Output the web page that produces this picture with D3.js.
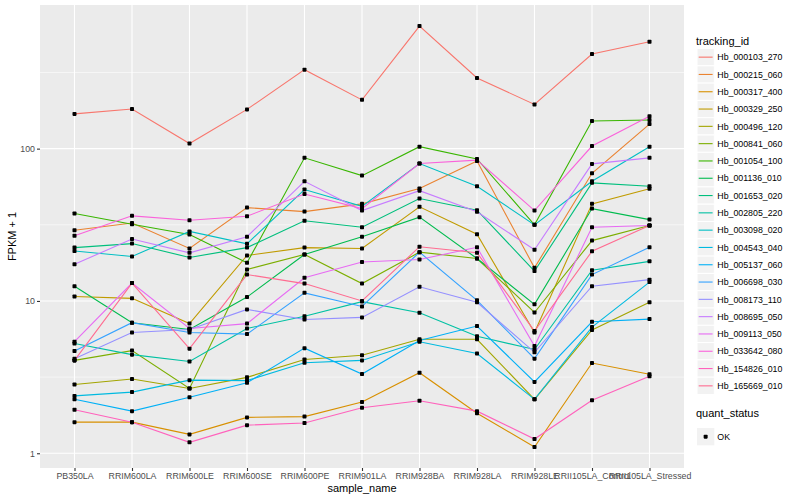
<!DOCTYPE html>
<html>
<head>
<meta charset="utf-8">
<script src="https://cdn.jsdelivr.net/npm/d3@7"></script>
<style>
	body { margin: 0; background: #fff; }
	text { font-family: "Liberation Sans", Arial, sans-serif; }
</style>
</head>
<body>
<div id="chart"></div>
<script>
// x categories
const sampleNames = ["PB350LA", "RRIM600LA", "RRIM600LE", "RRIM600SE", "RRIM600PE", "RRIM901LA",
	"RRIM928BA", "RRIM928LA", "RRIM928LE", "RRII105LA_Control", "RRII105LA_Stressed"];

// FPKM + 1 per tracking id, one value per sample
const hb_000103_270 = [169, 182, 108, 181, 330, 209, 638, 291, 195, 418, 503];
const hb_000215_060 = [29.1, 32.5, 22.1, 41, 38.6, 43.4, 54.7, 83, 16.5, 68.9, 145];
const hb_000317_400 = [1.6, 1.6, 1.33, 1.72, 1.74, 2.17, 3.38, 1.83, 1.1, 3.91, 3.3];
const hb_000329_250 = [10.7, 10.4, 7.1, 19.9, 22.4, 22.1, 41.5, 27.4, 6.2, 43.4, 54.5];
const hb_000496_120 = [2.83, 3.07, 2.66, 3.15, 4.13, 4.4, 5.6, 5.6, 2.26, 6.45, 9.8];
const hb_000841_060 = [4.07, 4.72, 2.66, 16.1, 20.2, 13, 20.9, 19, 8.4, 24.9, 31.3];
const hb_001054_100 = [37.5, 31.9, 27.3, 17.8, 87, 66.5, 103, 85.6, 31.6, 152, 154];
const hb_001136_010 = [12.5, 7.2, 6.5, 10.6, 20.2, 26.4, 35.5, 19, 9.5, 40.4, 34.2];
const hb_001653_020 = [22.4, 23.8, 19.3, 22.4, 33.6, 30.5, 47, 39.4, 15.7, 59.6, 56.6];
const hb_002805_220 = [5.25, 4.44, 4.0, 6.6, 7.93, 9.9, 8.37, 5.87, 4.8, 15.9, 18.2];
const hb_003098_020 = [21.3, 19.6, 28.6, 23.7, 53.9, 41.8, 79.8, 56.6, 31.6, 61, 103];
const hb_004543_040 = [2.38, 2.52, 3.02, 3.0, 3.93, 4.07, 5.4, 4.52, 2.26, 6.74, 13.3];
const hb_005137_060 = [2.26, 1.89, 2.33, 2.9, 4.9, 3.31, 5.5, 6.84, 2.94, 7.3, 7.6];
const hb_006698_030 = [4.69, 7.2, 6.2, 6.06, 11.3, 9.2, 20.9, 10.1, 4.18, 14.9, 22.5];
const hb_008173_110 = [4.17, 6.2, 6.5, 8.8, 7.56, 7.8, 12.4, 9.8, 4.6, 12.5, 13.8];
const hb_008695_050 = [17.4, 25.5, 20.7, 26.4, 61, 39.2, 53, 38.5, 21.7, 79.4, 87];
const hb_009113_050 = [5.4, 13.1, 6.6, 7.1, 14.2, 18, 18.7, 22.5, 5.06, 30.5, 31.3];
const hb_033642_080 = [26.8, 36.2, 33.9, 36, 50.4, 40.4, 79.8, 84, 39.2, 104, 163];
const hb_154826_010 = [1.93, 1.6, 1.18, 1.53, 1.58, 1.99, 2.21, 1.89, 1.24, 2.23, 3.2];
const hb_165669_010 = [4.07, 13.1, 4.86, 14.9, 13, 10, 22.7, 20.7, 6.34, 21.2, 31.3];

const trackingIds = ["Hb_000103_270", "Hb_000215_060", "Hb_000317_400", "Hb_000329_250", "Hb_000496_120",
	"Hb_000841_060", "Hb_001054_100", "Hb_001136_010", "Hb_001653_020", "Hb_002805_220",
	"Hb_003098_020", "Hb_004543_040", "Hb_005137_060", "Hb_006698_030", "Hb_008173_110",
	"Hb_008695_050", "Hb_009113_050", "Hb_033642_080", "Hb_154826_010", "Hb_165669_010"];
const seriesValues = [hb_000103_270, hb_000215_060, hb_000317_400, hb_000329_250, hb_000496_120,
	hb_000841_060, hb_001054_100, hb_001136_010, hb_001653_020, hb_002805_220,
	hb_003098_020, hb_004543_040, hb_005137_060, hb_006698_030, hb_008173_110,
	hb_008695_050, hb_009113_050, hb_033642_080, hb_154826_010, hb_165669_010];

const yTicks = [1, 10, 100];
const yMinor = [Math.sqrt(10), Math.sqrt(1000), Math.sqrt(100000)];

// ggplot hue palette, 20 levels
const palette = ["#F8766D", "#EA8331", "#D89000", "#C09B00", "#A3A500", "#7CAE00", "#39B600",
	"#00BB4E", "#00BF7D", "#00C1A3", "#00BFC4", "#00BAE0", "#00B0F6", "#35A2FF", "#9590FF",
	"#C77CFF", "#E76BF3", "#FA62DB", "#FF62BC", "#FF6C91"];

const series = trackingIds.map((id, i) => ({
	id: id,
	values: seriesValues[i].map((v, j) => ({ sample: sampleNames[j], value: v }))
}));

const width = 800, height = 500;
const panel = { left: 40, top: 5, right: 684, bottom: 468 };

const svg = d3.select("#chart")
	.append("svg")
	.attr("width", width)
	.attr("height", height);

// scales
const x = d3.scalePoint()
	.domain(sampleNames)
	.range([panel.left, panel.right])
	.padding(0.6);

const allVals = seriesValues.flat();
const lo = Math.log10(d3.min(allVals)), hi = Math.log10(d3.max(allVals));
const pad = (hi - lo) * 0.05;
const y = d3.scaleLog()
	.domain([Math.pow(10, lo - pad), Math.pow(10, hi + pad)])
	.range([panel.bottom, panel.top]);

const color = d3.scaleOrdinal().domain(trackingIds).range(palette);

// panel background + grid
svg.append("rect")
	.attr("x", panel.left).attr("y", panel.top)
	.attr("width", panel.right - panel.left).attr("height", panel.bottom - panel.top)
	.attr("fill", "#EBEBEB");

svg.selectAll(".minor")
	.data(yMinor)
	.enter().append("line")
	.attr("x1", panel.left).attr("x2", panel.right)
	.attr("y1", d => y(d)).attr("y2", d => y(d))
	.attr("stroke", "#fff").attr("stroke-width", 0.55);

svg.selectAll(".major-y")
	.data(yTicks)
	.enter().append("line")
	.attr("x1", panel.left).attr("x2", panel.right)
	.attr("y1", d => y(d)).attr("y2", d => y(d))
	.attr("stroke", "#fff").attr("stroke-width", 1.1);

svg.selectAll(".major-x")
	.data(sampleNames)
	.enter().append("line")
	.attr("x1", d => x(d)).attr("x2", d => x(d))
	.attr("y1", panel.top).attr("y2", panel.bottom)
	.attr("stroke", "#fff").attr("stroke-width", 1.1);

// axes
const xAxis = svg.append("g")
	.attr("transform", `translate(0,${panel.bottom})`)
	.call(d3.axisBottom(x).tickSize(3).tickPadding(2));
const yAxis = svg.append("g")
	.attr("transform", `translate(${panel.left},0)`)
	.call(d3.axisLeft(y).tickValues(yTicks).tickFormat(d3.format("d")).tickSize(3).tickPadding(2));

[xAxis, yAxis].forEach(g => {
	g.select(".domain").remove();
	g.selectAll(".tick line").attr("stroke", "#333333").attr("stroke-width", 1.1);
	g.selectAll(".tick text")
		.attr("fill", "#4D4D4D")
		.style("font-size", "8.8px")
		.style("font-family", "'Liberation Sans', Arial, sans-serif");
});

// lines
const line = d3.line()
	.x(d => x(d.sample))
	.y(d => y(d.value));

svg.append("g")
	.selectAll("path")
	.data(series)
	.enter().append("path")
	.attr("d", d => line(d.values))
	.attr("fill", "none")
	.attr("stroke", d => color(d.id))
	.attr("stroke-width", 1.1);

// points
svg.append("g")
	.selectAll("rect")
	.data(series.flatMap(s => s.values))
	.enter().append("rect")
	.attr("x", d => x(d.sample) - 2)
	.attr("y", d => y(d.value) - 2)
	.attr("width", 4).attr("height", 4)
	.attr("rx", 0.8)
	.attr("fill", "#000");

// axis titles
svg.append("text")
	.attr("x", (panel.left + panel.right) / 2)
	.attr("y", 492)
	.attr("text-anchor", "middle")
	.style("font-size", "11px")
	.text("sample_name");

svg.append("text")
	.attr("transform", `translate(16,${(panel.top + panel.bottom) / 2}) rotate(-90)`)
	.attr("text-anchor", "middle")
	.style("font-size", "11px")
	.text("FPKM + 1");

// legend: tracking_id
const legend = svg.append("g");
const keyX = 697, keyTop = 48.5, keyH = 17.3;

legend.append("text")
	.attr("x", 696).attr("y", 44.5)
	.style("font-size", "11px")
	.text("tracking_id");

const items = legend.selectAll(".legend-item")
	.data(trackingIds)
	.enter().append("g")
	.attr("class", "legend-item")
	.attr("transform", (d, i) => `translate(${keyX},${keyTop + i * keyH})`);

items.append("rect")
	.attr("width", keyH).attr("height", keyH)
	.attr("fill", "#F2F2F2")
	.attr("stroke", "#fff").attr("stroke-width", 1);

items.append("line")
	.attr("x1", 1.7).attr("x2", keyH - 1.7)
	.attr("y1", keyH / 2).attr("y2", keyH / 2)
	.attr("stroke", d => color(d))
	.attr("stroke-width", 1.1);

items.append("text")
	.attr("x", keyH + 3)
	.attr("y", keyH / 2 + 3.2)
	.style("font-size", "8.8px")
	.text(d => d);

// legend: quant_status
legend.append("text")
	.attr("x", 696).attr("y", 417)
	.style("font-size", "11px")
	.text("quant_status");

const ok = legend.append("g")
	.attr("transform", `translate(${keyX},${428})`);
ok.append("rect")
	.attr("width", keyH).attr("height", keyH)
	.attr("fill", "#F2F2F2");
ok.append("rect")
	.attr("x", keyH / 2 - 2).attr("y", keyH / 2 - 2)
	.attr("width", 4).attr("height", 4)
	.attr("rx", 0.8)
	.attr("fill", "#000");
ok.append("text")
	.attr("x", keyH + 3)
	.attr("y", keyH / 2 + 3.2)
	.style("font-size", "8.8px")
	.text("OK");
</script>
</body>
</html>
****************************************
● Task to complete
Your task is to restate word for word the lines from the top of the data to the line containing "6.34, 21.2, 31.3];", both ends included, with every picture left out.

● Response
Output the web page that produces this picture with D3.js.
<!DOCTYPE html>
<html>
<head>
<meta charset="utf-8">
<script src="https://cdn.jsdelivr.net/npm/d3@7"></script>
<style>
	body { margin: 0; background: #fff; }
	text { font-family: "Liberation Sans", Arial, sans-serif; }
</style>
</head>
<body>
<div id="chart"></div>
<script>
// x categories
const sampleNames = ["PB350LA", "RRIM600LA", "RRIM600LE", "RRIM600SE", "RRIM600PE", "RRIM901LA",
	"RRIM928BA", "RRIM928LA", "RRIM928LE", "RRII105LA_Control", "RRII105LA_Stressed"];

// FPKM + 1 per tracking id, one value per sample
const hb_000103_270 = [169, 182, 108, 181, 330, 209, 638, 291, 195, 418, 503];
const hb_000215_060 = [29.1, 32.5, 22.1, 41, 38.6, 43.4, 54.7, 83, 16.5, 68.9, 145];
const hb_000317_400 = [1.6, 1.6, 1.33, 1.72, 1.74, 2.17, 3.38, 1.83, 1.1, 3.91, 3.3];
const hb_000329_250 = [10.7, 10.4, 7.1, 19.9, 22.4, 22.1, 41.5, 27.4, 6.2, 43.4, 54.5];
const hb_000496_120 = [2.83, 3.07, 2.66, 3.15, 4.13, 4.4, 5.6, 5.6, 2.26, 6.45, 9.8];
const hb_000841_060 = [4.07, 4.72, 2.66, 16.1, 20.2, 13, 20.9, 19, 8.4, 24.9, 31.3];
const hb_001054_100 = [37.5, 31.9, 27.3, 17.8, 87, 66.5, 103, 85.6, 31.6, 152, 154];
const hb_001136_010 = [12.5, 7.2, 6.5, 10.6, 20.2, 26.4, 35.5, 19, 9.5, 40.4, 34.2];
const hb_001653_020 = [22.4, 23.8, 19.3, 22.4, 33.6, 30.5, 47, 39.4, 15.7, 59.6, 56.6];
const hb_002805_220 = [5.25, 4.44, 4.0, 6.6, 7.93, 9.9, 8.37, 5.87, 4.8, 15.9, 18.2];
const hb_003098_020 = [21.3, 19.6, 28.6, 23.7, 53.9, 41.8, 79.8, 56.6, 31.6, 61, 103];
const hb_004543_040 = [2.38, 2.52, 3.02, 3.0, 3.93, 4.07, 5.4, 4.52, 2.26, 6.74, 13.3];
const hb_005137_060 = [2.26, 1.89, 2.33, 2.9, 4.9, 3.31, 5.5, 6.84, 2.94, 7.3, 7.6];
const hb_006698_030 = [4.69, 7.2, 6.2, 6.06, 11.3, 9.2, 20.9, 10.1, 4.18, 14.9, 22.5];
const hb_008173_110 = [4.17, 6.2, 6.5, 8.8, 7.56, 7.8, 12.4, 9.8, 4.6, 12.5, 13.8];
const hb_008695_050 = [17.4, 25.5, 20.7, 26.4, 61, 39.2, 53, 38.5, 21.7, 79.4, 87];
const hb_009113_050 = [5.4, 13.1, 6.6, 7.1, 14.2, 18, 18.7, 22.5, 5.06, 30.5, 31.3];
const hb_033642_080 = [26.8, 36.2, 33.9, 36, 50.4, 40.4, 79.8, 84, 39.2, 104, 163];
const hb_154826_010 = [1.93, 1.6, 1.18, 1.53, 1.58, 1.99, 2.21, 1.89, 1.24, 2.23, 3.2];
const hb_165669_010 = [4.07, 13.1, 4.86, 14.9, 13, 10, 22.7, 20.7, 6.34, 21.2, 31.3];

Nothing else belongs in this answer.